当時、音丸さんは、日本の歌謡界に彗星のごとく現れて、市丸さん、勝太郎さんを向こうに回して、次から次に大ヒットをはなちました。
「市勝時代」に対して「音丸時代」と呼ばれました。
音丸さんは、芸者歌手ではないんです。詳細は省きますが、下駄屋のおかみさんでした。 このCDは解説も充実していて、その辺のこともよくわかりますし、素晴らしいです。
収録されている歌も本当に素晴らしい。
私が特におすすめしたいのは、
「潮来追分」「米山三里」「桜ちる夜に」の3曲です。
いま、こんな歌を歌う人はいないのではないでしょうか。
いずれも、節回しが細かく、まことに難しい歌なのに、音丸さんは正確に、かつ情緒たっぷりに、こぶしをころころまわしながら美しい高音で歌っていて、見事なものです。
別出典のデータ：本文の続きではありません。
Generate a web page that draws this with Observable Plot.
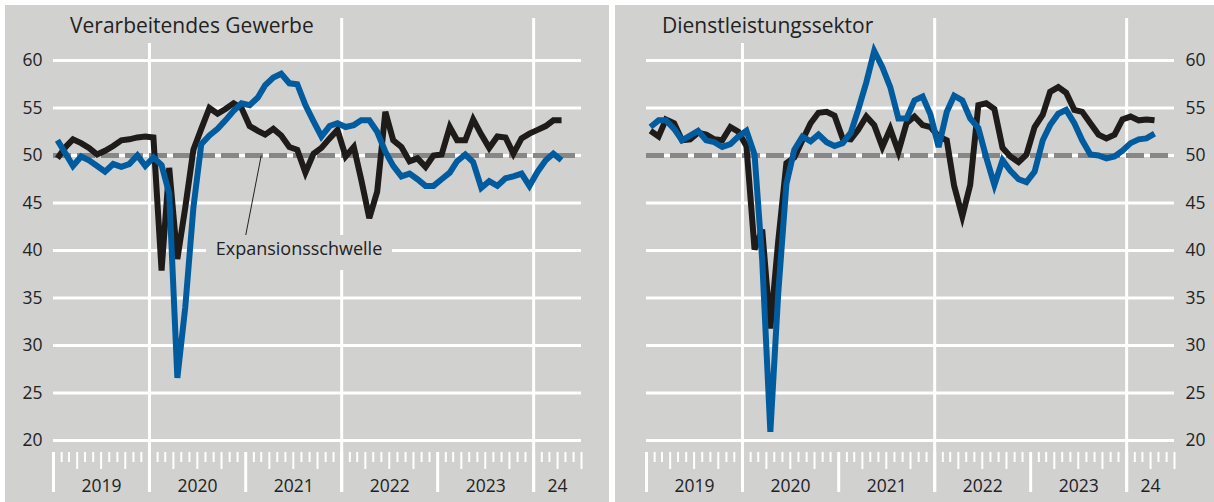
<!DOCTYPE html>
<html>
<head>
<meta charset="utf-8">
<script src="https://cdn.jsdelivr.net/npm/d3@7"></script>
<script src="https://cdn.jsdelivr.net/npm/@observablehq/plot@0.6"></script>
<style>
  html, body { margin: 0; padding: 0; background: #ffffff; }
  #root { position: relative; width: 1214px; height: 502px; overflow: hidden; background: #ffffff;
          font-family: "Open Sans", "Noto Sans", sans-serif; color: #222222; }
  .panel { position: absolute; top: 5px; height: 497px; background: #d1d1d0; }
  .panel svg { display: block; position: absolute; left: 0; top: 0; }
  .title { position: absolute; top: 5px; background: #d1d1d0; font-size: 21px; line-height: 20px;
           padding: 5px 6px 8px 6px; white-space: nowrap; }
  .note { position: absolute; background: #d1d1d0; font-size: 18px; line-height: 17px;
          box-sizing: border-box; text-align: center; white-space: nowrap; padding-top: 5px; }
</style>
</head>
<body>
<div id="root">
  <div class="panel" id="left" style="left:5px;width:604px;"></div>
  <div class="panel" id="right" style="left:615px;width:599px;"></div>
</div>
<script>
// ---- data (monthly, Jan 2019 – Apr 2024) ----
const panelTitles = ["Verarbeitendes Gewerbe", "Dienstleistungssektor"];
const noteText = "Expansionsschwelle";

const mfgBlack = [49.7, 50.9, 51.7, 51.3, 50.8, 50.1, 50.5, 51.0, 51.6, 51.7, 51.9, 52.0,
                  51.9, 37.9, 48.7, 39.1, 44.5, 50.6, 52.8, 55.0, 54.4, 54.9, 55.5, 55.0,
                  53.1, 52.6, 52.2, 52.8, 52.1, 50.9, 50.6, 48.2, 50.2, 50.8, 51.8, 52.7,
                  49.9, 50.9, 47.5, 43.4, 46.2, 54.6, 51.6, 50.9, 49.4, 49.7, 48.8, 50.0,
                  50.1, 53.0, 51.6, 51.6, 53.8, 52.2, 50.8, 52.0, 51.9, 50.2, 51.8, 52.3,
                  52.7, 53.1, 53.7, 53.7];
const mfgBlue = [51.6, 50.2, 48.9, 49.9, 49.5, 48.9, 48.3, 49.1, 48.8, 49.1, 50.0, 48.9,
                 49.8, 49.0, 46.0, 26.6, 34.0, 44.5, 51.2, 52.1, 52.8, 53.7, 54.7, 55.5,
                 55.3, 56.1, 57.4, 58.2, 58.6, 57.6, 57.5, 55.3, 53.6, 52.0, 53.1, 53.4,
                 53.0, 53.2, 53.7, 53.7, 52.5, 50.4, 48.9, 47.8, 48.1, 47.5, 46.8, 46.8,
                 47.5, 48.2, 49.4, 50.1, 49.3, 46.6, 47.3, 46.8, 47.6, 47.8, 48.1, 46.8,
                 48.3, 49.5, 50.2, 49.5];
const svcBlack = [52.6, 52.0, 53.8, 53.4, 51.6, 51.7, 52.4, 52.2, 51.7, 51.6, 53.0, 52.5,
                  51.0, 40.1, 42.2, 31.8, 41.0, 49.2, 49.8, 51.6, 53.4, 54.5, 54.6, 54.2,
                  51.8, 51.7, 52.7, 54.1, 53.2, 50.9, 52.8, 50.4, 53.4, 54.1, 53.2, 53.0,
                  52.0, 51.6, 46.8, 43.6, 46.9, 55.3, 55.5, 54.9, 50.8, 49.9, 49.3, 50.1,
                  53.0, 54.3, 56.7, 57.2, 56.6, 54.8, 54.6, 53.4, 52.2, 51.8, 52.2, 53.8,
                  54.1, 53.7, 53.8, 53.7];
const svcBlue = [53.0, 53.7, 53.7, 52.8, 51.6, 52.1, 52.6, 51.6, 51.4, 50.9, 51.2, 52.0,
                 52.6, 50.1, 39.0, 20.9, 35.5, 47.0, 50.6, 52.0, 51.5, 52.2, 51.4, 51.0,
                 51.3, 52.4, 54.8, 57.7, 61.0, 59.3, 57.2, 53.9, 53.9, 55.8, 56.2, 54.3,
                 50.9, 54.6, 56.3, 55.8, 53.9, 52.9, 49.8, 46.9, 49.5, 48.4, 47.5, 47.2,
                 48.3, 51.6, 53.2, 54.4, 54.8, 53.4, 51.6, 50.1, 50.0, 49.7, 49.9, 50.5,
                 51.3, 51.7, 51.8, 52.3];

const yTicks = [20, 25, 30, 35, 40, 45, 50, 55, 60];
const yearLabels = ["2019", "2020", "2021", "2022", "2023", "24"];
const threshold = 50;

// ---- time helpers ----
const xStart = new Date(Date.UTC(2019, 0, 1));
const xEnd = new Date(Date.UTC(2024, 6, 1));
const monthDates = mfgBlack.map((_, i) => new Date(Date.UTC(2019, i, 16)));
const yearStarts = d3.utcYear.range(xStart, xEnd);
const yearMids = yearStarts.map(d => {
  const next = d3.utcYear.offset(d, 1);
  const end = next > xEnd ? xEnd : next;
  return new Date((+d + +end) / 2);
});
const labelByTime = new Map(yearMids.map((d, i) => [+d, yearLabels[i]]));
const allMonths = d3.utcMonth.range(xStart, d3.utcDay.offset(xEnd, 1));
const shortTicks = allMonths.filter(d => d.getUTCMonth() % 3 !== 0);
const quarterTicks = allMonths.filter(d => d.getUTCMonth() % 3 === 0 && d.getUTCMonth() !== 0);
const yearTicks = allMonths.filter(d => d.getUTCMonth() === 0);
const gridYears = yearTicks.filter(d => (d.getUTCFullYear() - 2020) % 2 === 0);

// leader line of the annotation (data space)
const noteLink = [{x1: new Date(Date.UTC(2021, 2, 1)), y1: threshold, x2: new Date(Date.UTC(2021, 0, 1)), y2: 41.6}];

const BLACK = "#1e1b19", BLUE = "#005c9e", GRID = "#ffffff", DASH = "#878787", TEXT = "#222222";

function series(values) {
  return values.map((v, i) => ({date: monthDates[i], value: v}));
}

function makePanel({black, blue, side, width, marginLeft, marginRight, withNote}) {
  const marks = [
    Plot.gridY(yTicks, {stroke: GRID, strokeOpacity: 1, strokeWidth: 3}),
    Plot.ruleX(gridYears, {stroke: GRID, strokeWidth: 3, insetTop: -42, insetBottom: -40}),
    Plot.axisX(shortTicks, {tickSize: 10, stroke: GRID, strokeWidth: 2, fill: "none", label: null}),
    Plot.axisX(quarterTicks, {tickSize: 17, stroke: GRID, strokeWidth: 2, fill: "none", label: null}),
    Plot.axisX(yearTicks, {tickSize: 40, stroke: GRID, strokeWidth: 3, fill: "none", label: null}),
    Plot.ruleY([threshold], {stroke: DASH, strokeWidth: 5, strokeDasharray: "18,6"}),
  ];
  if (withNote) {
    marks.push(Plot.link(noteLink, {x1: "x1", y1: "y1", x2: "x2", y2: "y2", stroke: "#222", strokeWidth: 1}));
  }
  marks.push(
    Plot.line(series(black), {x: "date", y: "value", stroke: BLACK, strokeWidth: 6,
      strokeLinejoin: "miter", strokeMiterlimit: 4, strokeLinecap: "butt"}),
    Plot.line(series(blue), {x: "date", y: "value", stroke: BLUE, strokeWidth: 6,
      strokeLinejoin: "miter", strokeMiterlimit: 4, strokeLinecap: "butt"}),
    Plot.axisY(yTicks, {anchor: side, tickSize: 0, tickPadding: 11, fontSize: 17.5, fill: TEXT, label: null}),
    Plot.axisX(yearMids, {tickSize: 0, tickPadding: 27, fontSize: 17.5, fill: TEXT, label: null,
      tickFormat: d => labelByTime.get(+d)})
  );
  return Plot.plot({
    width, height: 497,
    marginTop: 55, marginBottom: 50, marginLeft, marginRight,
    x: {type: "utc", domain: [xStart, xEnd]},
    y: {domain: [20, 60], range: [435, 55]},
    style: {background: "transparent", fontFamily: '"Open Sans", "Noto Sans", sans-serif', color: TEXT, overflow: "visible"},
    marks
  });
}

const left = document.getElementById("left");
const right = document.getElementById("right");

left.appendChild(makePanel({black: mfgBlack, blue: mfgBlue, side: "left", width: 604, marginLeft: 48, marginRight: 28, withNote: true}));
right.appendChild(makePanel({black: svcBlack, blue: svcBlue, side: "right", width: 599, marginLeft: 31, marginRight: 40, withNote: false}));

function addDiv(parent, cls, text, css) {
  const d = document.createElement("div");
  d.className = cls;
  d.textContent = text;
  Object.assign(d.style, css);
  parent.appendChild(d);
}
addDiv(left, "title", panelTitles[0], {left: "59px"});
addDiv(right, "title", panelTitles[1], {left: "41px"});
addDiv(left, "note", noteText, {left: "201px", top: "230px", width: "186px", height: "35px"});
</script>
</body>
</html>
楽曲時代がとっても素晴らしいんです。
音丸さんは、和洋折衷の伴奏で、民謡もたくさん吹き込みました。
「炭坑節」「関の五本松」「男なら」「安来節」「五木の子守唄」
「大島節」「鹿児島浜節」「木曽節」などです。
このCDには「男なら」が収録されていますが、他の歌も、機会があったらぜひ聴いていただきたいです。